Rian Evans 

BBC NOW/Swensen

St David's Hall, Cardiff
  
  


A strong sense of natural momentum was the chief characteristic of conductor Joseph Swensen's interpretation of Sibelius's Third Symphony, together with a clarity and underlying passion that pointed to Swensen's Scandinavian sensibilities - he is half-Norwegian and lives in Denmark. But, perhaps because Swensen cut the strings to classical proportions (only three desks of cellos and two of double basses), an overall balance that favoured the wind instruments too often detracted from Sibelius's organic connections.

Until recently, Swensen was the BBC National Orchestra of Wales's principal guest conductor, establishing a particular rapport with the strings.
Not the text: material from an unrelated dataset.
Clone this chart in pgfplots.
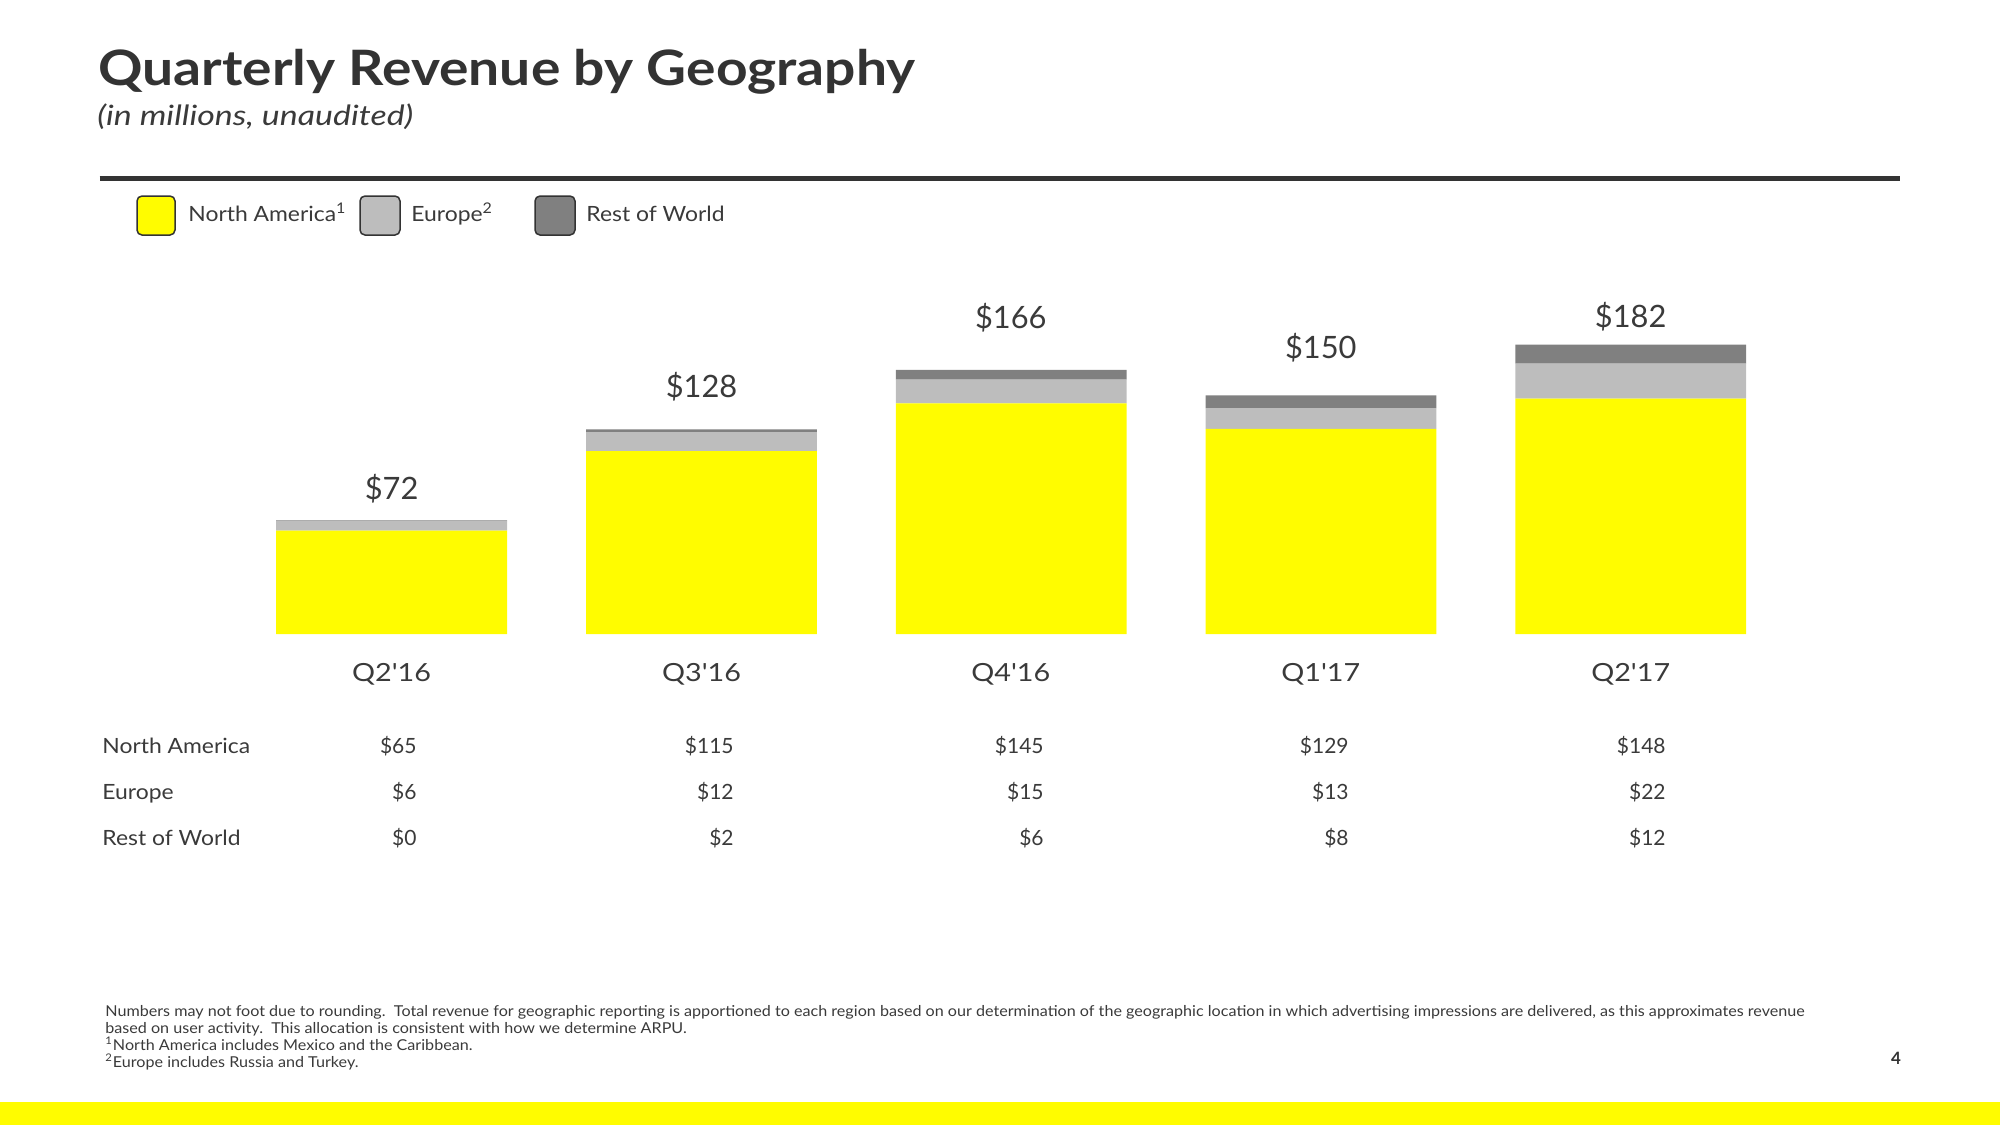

In Mahler's Fourth Symphony, now in full number, they gave him sweet, silken playing and responded instinctively to his fluid and expressive fluctuations of tempo. This work embraces a darker vision of the world, as well as of the paradise joyously described in the finale, a setting of the poem Das Himmlische Leben (The Heavenly Life) from the folk collection Des Knaben Wunderhorn (The Boy's Magic Horn). Swensen's strength was to underline the implicit logic and serenity of the slow movement's variations and to make its coda a radiant transition heralding the return of the sleighbells (by Austrian tradition associated with a child's soul going to heaven) from the symphony's opening. The strength of soprano Lisa Milne was to capture something of the elusive and slightly unnerving quality which is as much wisdom as childlike innocence.